§ **INFORMATION SHOWN**
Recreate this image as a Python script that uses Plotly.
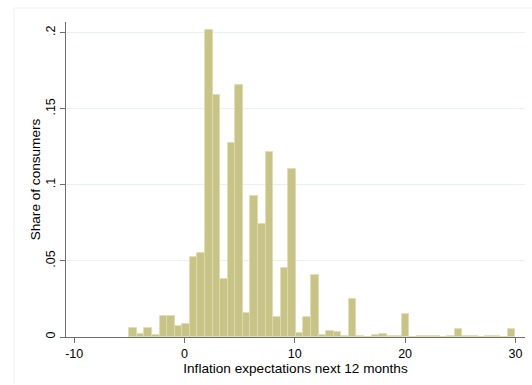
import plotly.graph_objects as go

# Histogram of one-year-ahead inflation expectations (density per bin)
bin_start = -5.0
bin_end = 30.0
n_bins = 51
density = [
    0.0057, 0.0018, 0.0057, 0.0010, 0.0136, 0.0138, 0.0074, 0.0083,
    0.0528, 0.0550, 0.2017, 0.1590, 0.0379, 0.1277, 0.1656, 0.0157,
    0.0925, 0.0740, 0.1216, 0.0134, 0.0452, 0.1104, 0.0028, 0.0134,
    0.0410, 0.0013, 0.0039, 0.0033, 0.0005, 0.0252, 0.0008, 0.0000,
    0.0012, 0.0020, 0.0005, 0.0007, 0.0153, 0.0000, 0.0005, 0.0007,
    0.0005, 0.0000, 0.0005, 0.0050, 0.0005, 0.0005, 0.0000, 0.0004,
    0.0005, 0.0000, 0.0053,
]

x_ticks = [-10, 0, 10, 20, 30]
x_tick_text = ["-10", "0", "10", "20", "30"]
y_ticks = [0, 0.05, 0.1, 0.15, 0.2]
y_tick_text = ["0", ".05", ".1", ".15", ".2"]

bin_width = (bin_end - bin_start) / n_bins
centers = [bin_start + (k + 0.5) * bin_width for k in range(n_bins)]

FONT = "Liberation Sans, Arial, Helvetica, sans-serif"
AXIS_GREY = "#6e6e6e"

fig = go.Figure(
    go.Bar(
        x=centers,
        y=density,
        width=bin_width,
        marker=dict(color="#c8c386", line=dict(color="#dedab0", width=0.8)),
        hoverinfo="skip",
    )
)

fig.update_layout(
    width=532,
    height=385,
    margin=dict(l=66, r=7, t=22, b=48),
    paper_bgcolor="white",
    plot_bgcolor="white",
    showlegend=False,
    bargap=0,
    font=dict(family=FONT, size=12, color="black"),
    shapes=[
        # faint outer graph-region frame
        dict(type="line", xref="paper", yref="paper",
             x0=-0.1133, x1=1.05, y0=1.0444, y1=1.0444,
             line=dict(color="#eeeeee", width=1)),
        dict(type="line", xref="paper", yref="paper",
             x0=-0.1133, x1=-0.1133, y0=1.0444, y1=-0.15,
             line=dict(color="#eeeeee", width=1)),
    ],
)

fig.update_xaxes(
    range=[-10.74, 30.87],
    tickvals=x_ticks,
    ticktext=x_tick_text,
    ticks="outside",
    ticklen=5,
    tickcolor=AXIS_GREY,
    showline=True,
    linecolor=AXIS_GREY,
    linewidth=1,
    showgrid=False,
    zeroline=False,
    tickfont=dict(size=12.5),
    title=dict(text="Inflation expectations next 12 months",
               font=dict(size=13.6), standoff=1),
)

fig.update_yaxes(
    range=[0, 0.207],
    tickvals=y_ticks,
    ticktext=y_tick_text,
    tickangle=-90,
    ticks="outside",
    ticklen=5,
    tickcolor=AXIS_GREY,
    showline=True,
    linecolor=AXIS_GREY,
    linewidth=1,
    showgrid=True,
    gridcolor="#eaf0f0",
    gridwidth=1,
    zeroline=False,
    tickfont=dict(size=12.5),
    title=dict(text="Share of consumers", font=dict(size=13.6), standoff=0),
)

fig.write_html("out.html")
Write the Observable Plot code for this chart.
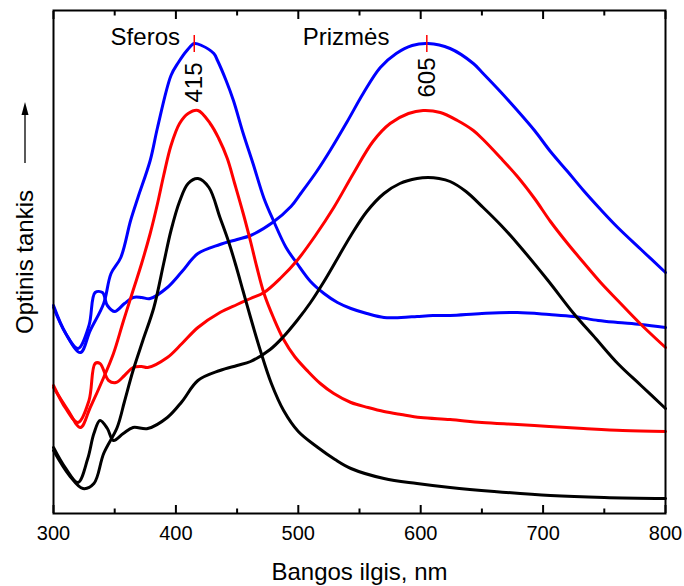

§ **EXERCISE TASK**
Please set down each line of the data above exactly as written, without the pictures.

§ **SOLVED PROBLEM**
Recreate this image as a Python script that uses Plotly.
import plotly.graph_objects as go

# Histogram of one-year-ahead inflation expectations (density per bin)
bin_start = -5.0
bin_end = 30.0
n_bins = 51
density = [
    0.0057, 0.0018, 0.0057, 0.0010, 0.0136, 0.0138, 0.0074, 0.0083,
    0.0528, 0.0550, 0.2017, 0.1590, 0.0379, 0.1277, 0.1656, 0.0157,
    0.0925, 0.0740, 0.1216, 0.0134, 0.0452, 0.1104, 0.0028, 0.0134,
    0.0410, 0.0013, 0.0039, 0.0033, 0.0005, 0.0252, 0.0008, 0.0000,
    0.0012, 0.0020, 0.0005, 0.0007, 0.0153, 0.0000, 0.0005, 0.0007,
    0.0005, 0.0000, 0.0005, 0.0050, 0.0005, 0.0005, 0.0000, 0.0004,
    0.0005, 0.0000, 0.0053,
]

x_ticks = [-10, 0, 10, 20, 30]
x_tick_text = ["-10", "0", "10", "20", "30"]
y_ticks = [0, 0.05, 0.1, 0.15, 0.2]
y_tick_text = ["0", ".05", ".1", ".15", ".2"]

bin_width = (bin_end - bin_start) / n_bins
centers = [bin_start + (k + 0.5) * bin_width for k in range(n_bins)]

FONT = "Liberation Sans, Arial, Helvetica, sans-serif"
AXIS_GREY = "#6e6e6e"

fig = go.Figure(
    go.Bar(
        x=centers,
        y=density,
        width=bin_width,
        marker=dict(color="#c8c386", line=dict(color="#dedab0", width=0.8)),
        hoverinfo="skip",
    )
)

fig.update_layout(
    width=532,
    height=385,
    margin=dict(l=66, r=7, t=22, b=48),
    paper_bgcolor="white",
    plot_bgcolor="white",
    showlegend=False,
    bargap=0,
    font=dict(family=FONT, size=12, color="black"),
    shapes=[
        # faint outer graph-region frame
        dict(type="line", xref="paper", yref="paper",
             x0=-0.1133, x1=1.05, y0=1.0444, y1=1.0444,
             line=dict(color="#eeeeee", width=1)),
        dict(type="line", xref="paper", yref="paper",
             x0=-0.1133, x1=-0.1133, y0=1.0444, y1=-0.15,
             line=dict(color="#eeeeee", width=1)),
    ],
)

fig.update_xaxes(
    range=[-10.74, 30.87],
    tickvals=x_ticks,
    ticktext=x_tick_text,
    ticks="outside",
    ticklen=5,
    tickcolor=AXIS_GREY,
    showline=True,
    linecolor=AXIS_GREY,
    linewidth=1,
    showgrid=False,
    zeroline=False,
    tickfont=dict(size=12.5),
    title=dict(text="Inflation expectations next 12 months",
               font=dict(size=13.6), standoff=1),
)

fig.update_yaxes(
    range=[0, 0.207],
    tickvals=y_ticks,
    ticktext=y_tick_text,
    tickangle=-90,
    ticks="outside",
    ticklen=5,
    tickcolor=AXIS_GREY,
    showline=True,
    linecolor=AXIS_GREY,
    linewidth=1,
    showgrid=True,
    gridcolor="#eaf0f0",
    gridwidth=1,
    zeroline=False,
    tickfont=dict(size=12.5),
    title=dict(text="Share of consumers", font=dict(size=13.6), standoff=0),
)

fig.write_html("out.html")
Write the Observable Plot code for this chart.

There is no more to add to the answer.